Speaking about the creative process to Cuban artists and writers in 1961, the year he triumphed at the Bay of Pigs and declared himself a Marxist-Leninist, Fidel Castro said: "Do not fear imaginary judges we have here. . . . Fear other judges who are much more fearsome, fear the judges of posterity, fear the future generations who, in the end, will be responsible for saying the last word!"
Notes
In writing Fidel, A Critical Portrait, I have relied on four principal categories of source material, which are discussed here in detail. The four categories are: interviews and conversations in Cuba; interviews and conversations in the United States; Cuban newspapers and periodicals, before and after the revolution; and books and other texts published in Cuba and elsewhere.
I believe that an explanation of the sources and material will be more useful to readers and other researchers than the masses of footnotes that would otherwise have been required. Moreover, some passages and sections are composites of two or more interviews or conversations, occasionally incorporating information from published sources, and it would be neither practical nor helpful to try to identify individual references and quotations. Except for specific identification in the actual text, no data are provided on Castro speeches to which references or allusions are made; given the extraordinary number of speeches he has delivered in his life (plus the fact that some of his texts are not available at all, and some only in the form of fragments), it would have been an onerous and pointless task to catalogue all the references.
Finally, the Chapter Notes are provided as a general guide to the Portrait in terms of identifying types and groups of the source material.
I. Interviews and Conversations in Cuba
The bulk of the original material in Fidel, A Critical Portrait came from tapes as well as informal interviews and conversations I conducted in Cuba in 1984 and 1985—including long discussions with President Castro in both years. In his case, I have also drawn on my notes from interviews and conversations we had during 1959, and in the course of a tour of the Bay of Pigs battlefield in his company in June 1961.

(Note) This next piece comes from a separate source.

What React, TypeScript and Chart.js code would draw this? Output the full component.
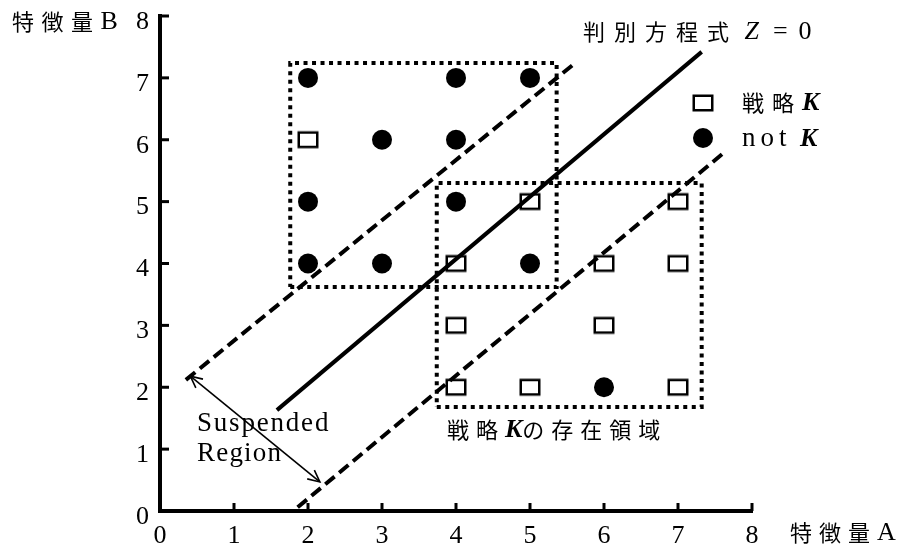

Formal, taped interview sessions were held during 1985, with seventeen close associates and comrades of Fidel Castro; seven of them were interviewed on two or more occasions. All the interviews were conducted in Spanish, and I translated into English from tape transcripts the portions and quotations appearing in this book. Following is the list of these interviews, with the identification of the subjects:
José R. Fernández, vice-president of the Council of Ministers; minister of education; Alternate Member of the Political Bureau of the Cuban Communist party
Carlos Rafael Rodríguez, vice-president of the Councils of State and Ministers; member of the Political Bureau
Vílma Espín Guilloys, president of the Federation of Cuban Women; member of the Council of State and Political Bureau (wife of Raúl Castro)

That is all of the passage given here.